After the end of apartheid, Mandela became South Africa’s first Black chief executive in 1994, and his administration appointed Tutu chair of South Africa’s Truth and Reconciliation Commission.

Despite saying he was “appalled at the evil we have uncovered” at times during his tenure, Tutu modeled the commission on using truth as the foundation for forgiveness, and believed this was central to healing the rifts in South African society: “Without forgiveness, there can be no future for a relationship between individuals or within and between nations,” he said.

He retired from his role at the commission in 1998 and shared his experience of reconciliation processes with other post-conflict or divided societies, including Northern Ireland, the Solomon Islands, and Cyprus.

A smiling Tutu with his armed folded in front of him

He became a founding member of the Elders — a group of senior global leaders, who have included Mandela, Kofi Annan, and Jimmy Carter, working together for the advancement of peace and human rights — in 2007. He chaired the group for six years, stepping down in 2013.

As he grew older, Tutu continued to speak out wherever he saw injustice in the world.

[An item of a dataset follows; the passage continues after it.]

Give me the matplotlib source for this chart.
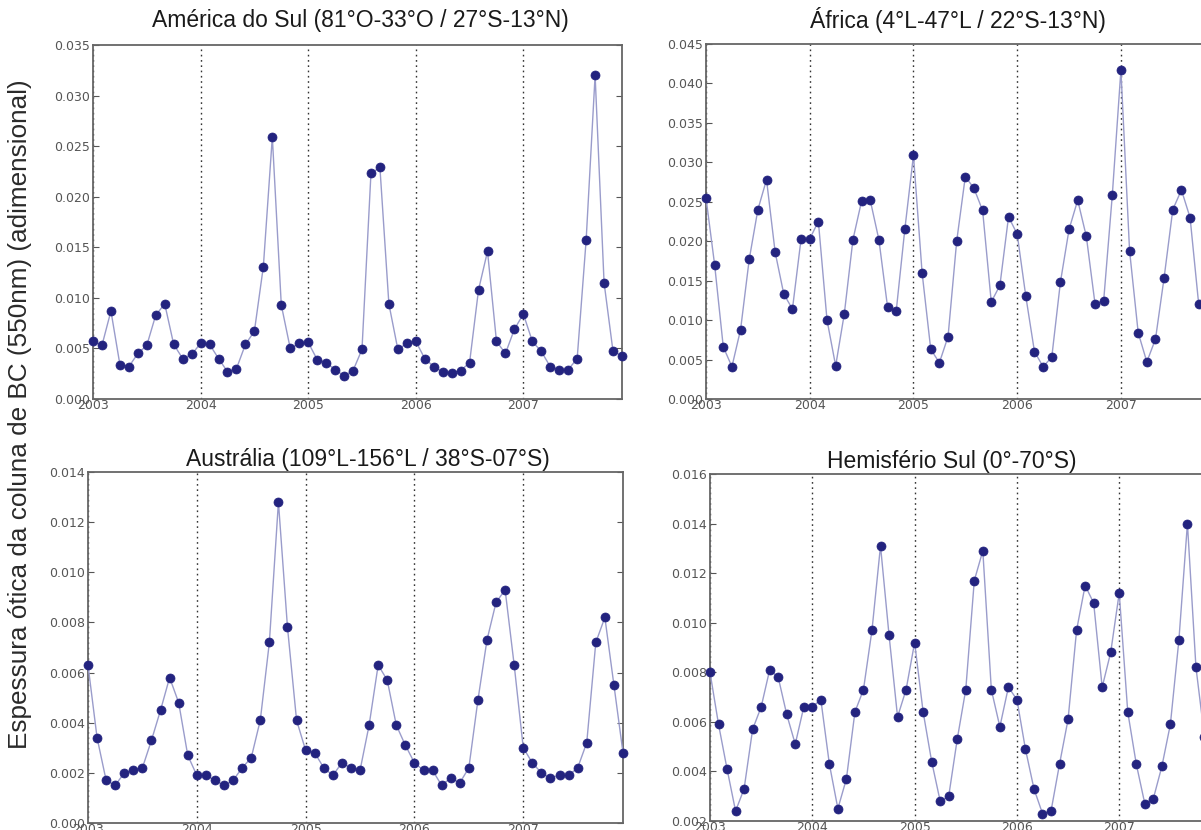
import numpy as np
import matplotlib
matplotlib.use("Agg")
import matplotlib.pyplot as plt

plt.rcParams['font.family'] = ['DejaVu Sans']

# Monthly black-carbon AOD (550 nm), Jan 2003 - Dec 2007
years = [2003, 2004, 2005, 2006, 2007]
n_months = 60

america_sul = [
    0.0057, 0.0053, 0.0087, 0.0034, 0.0032, 0.0045, 0.0053, 0.0083, 0.0094, 0.0054, 0.0040, 0.0044,
    0.0055, 0.0054, 0.0040, 0.0027, 0.0030, 0.0054, 0.0067, 0.0131, 0.0259, 0.0093, 0.0050, 0.0055,
    0.0056, 0.0039, 0.0036, 0.0029, 0.0023, 0.0028, 0.0049, 0.0223, 0.0229, 0.0094, 0.0049, 0.0055,
    0.0057, 0.0040, 0.0032, 0.0027, 0.0026, 0.0028, 0.0036, 0.0108, 0.0146, 0.0057, 0.0045, 0.0069,
    0.0084, 0.0057, 0.0047, 0.0032, 0.0029, 0.0029, 0.0040, 0.0157, 0.0320, 0.0115, 0.0047, 0.0043,
]

africa = [
    0.0255, 0.0170, 0.0066, 0.0041, 0.0088, 0.0177, 0.0240, 0.0278, 0.0186, 0.0133, 0.0114, 0.0203,
    0.0203, 0.0225, 0.0100, 0.0042, 0.0108, 0.0202, 0.0251, 0.0252, 0.0202, 0.0117, 0.0111, 0.0215,
    0.0309, 0.0160, 0.0063, 0.0046, 0.0079, 0.0200, 0.0282, 0.0267, 0.0239, 0.0123, 0.0144, 0.0231,
    0.0209, 0.0130, 0.0060, 0.0041, 0.0053, 0.0148, 0.0215, 0.0252, 0.0206, 0.0121, 0.0124, 0.0258,
    0.0417, 0.0188, 0.0084, 0.0047, 0.0076, 0.0154, 0.0240, 0.0265, 0.0230, 0.0120, 0.0113, 0.0105,
]

australia = [
    0.0063, 0.0034, 0.0017, 0.0015, 0.0020, 0.0021, 0.0022, 0.0033, 0.0045, 0.0058, 0.0048, 0.0027,
    0.0019, 0.0019, 0.0017, 0.0015, 0.0017, 0.0022, 0.0026, 0.0041, 0.0072, 0.0128, 0.0078, 0.0041,
    0.0029, 0.0028, 0.0022, 0.0019, 0.0024, 0.0022, 0.0021, 0.0039, 0.0063, 0.0057, 0.0039, 0.0031,
    0.0024, 0.0021, 0.0021, 0.0015, 0.0018, 0.0016, 0.0022, 0.0049, 0.0073, 0.0088, 0.0093, 0.0063,
    0.0030, 0.0024, 0.0020, 0.0018, 0.0019, 0.0019, 0.0022, 0.0032, 0.0072, 0.0082, 0.0055, 0.0028,
]

hemisferio_sul = [
    0.0080, 0.0059, 0.0041, 0.0024, 0.0033, 0.0057, 0.0066, 0.0081, 0.0078, 0.0063, 0.0051, 0.0066,
    0.0066, 0.0069, 0.0043, 0.0025, 0.0037, 0.0064, 0.0073, 0.0097, 0.0131, 0.0095, 0.0062, 0.0073,
    0.0092, 0.0064, 0.0044, 0.0028, 0.0030, 0.0053, 0.0073, 0.0117, 0.0129, 0.0073, 0.0058, 0.0074,
    0.0069, 0.0049, 0.0033, 0.0023, 0.0024, 0.0043, 0.0061, 0.0097, 0.0115, 0.0108, 0.0074, 0.0088,
    0.0112, 0.0064, 0.0043, 0.0027, 0.0029, 0.0042, 0.0059, 0.0093, 0.0140, 0.0082, 0.0054, 0.0040,
]

titles = [
    "América do Sul (81°O-33°O / 27°S-13°N)",
    "África (4°L-47°L / 22°S-13°N)",
    "Austrália (109°L-156°L / 38°S-07°S)",
    "Hemisfério Sul (0°-70°S)",
]
ylims = [(0.0, 0.035), (0.0, 0.045), (0.0, 0.014), (0.002, 0.016)]
ysteps = [0.005, 0.005, 0.002, 0.002]
series = [america_sul, africa, australia, hemisferio_sul]

W, H = 1201, 830
fig = plt.figure(figsize=(W / 100, H / 100), dpi=100)

# axes boxes in pixels: left, top, right, bottom
boxes = [
    (93, 45, 622, 399),
    (706, 44, 1216, 399),
    (88, 472, 623, 823),
    (710, 474, 1213, 821),
]
title_pos = [(360, 20), (958, 20), (368, 459), (952, 461)]

t = years[0] + np.arange(n_months) / 12.0

for i in range(4):
    l, tp, r, b = boxes[i]
    ax = fig.add_axes([l / W, 1 - b / H, (r - l) / W, (b - tp) / H])
    ax.plot(t, series[i], '-', color='#9a9ccb', lw=1.0, zorder=3, clip_on=False)
    ax.plot(t, series[i], 'o', color='#23237f', ms=6.5, mec='#23237f', mew=0.5,
            zorder=4, clip_on=False)
    ax.set_xlim(t[0], t[-1])
    lo, hi = ylims[i]
    ax.set_ylim(lo, hi)
    ax.set_yticks(np.round(np.arange(lo, hi + 1e-9, ysteps[i]), 4))
    ax.yaxis.set_major_formatter(matplotlib.ticker.FormatStrFormatter('%.3f'))
    ax.set_xticks(years)
    ax.set_xticklabels([str(y) for y in years])
    ax.xaxis.grid(True, linestyle=(0, (1.2, 2.6)), color='#333333', lw=1.0)
    ax.set_axisbelow(True)
    ax.tick_params(axis='y', direction='in', left=True, right=True, length=4,
                   width=0.8, color='#555555', labelsize=9, labelcolor='#555555', pad=2)
    ax.tick_params(axis='x', direction='in', bottom=False, top=False, length=0,
                   labelsize=9, labelcolor='#555555', pad=0)
    for s in ax.spines.values():
        s.set_color('#666666')
        s.set_linewidth(1.3)
    fig.text(title_pos[i][0] / W, 1 - title_pos[i][1] / H, titles[i],
             family='Liberation Sans', fontsize=16.5, color='#1a1a1a',
             ha='center', va='center')

fig.text(20 / W, 1 - 414 / H, "Espessura ótica da coluna de BC (550nm) (adimensional)",
         family='Liberation Sans', fontsize=18.8, color='#2a2a2a',
         rotation=90, ha='center', va='center')

fig.savefig("out.png", dpi=100, facecolor='white')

In 2008, he called on Zimbabwean President Robert Mugabe to step down or be removed by force, saying, “He has destroyed a wonderful country. A country that used to be a bread basket — it has now become a basket case.”

Tutu standing at a podium wearing a World Cup scarf around his neck and with his fist raised

He also refused to share a platform with Tony Blair in 2012 because of the Iraq War, saying the “then-leaders of the US and UK fabricated the grounds to behave like playground bullies and drive us further apart.”

Tutu also said the Israeli blockades of the Gaza Strip were an “abomination,” and compared the country’s policies toward Palestinians to apartheid.

He announced his phased retirement from public life in 2011 at the age of 79.

In spite of seeing so much injustice in the world throughout his life, Tutu always maintained a positive outlook and maintained his faith in the good of humanity. In 2014, he said, “Despite all of the ghastliness in the world, human beings are made for goodness. The ones that are held in high regard are not militarily powerful, nor even economically prosperous. They have a commitment to try and make the world a better place.”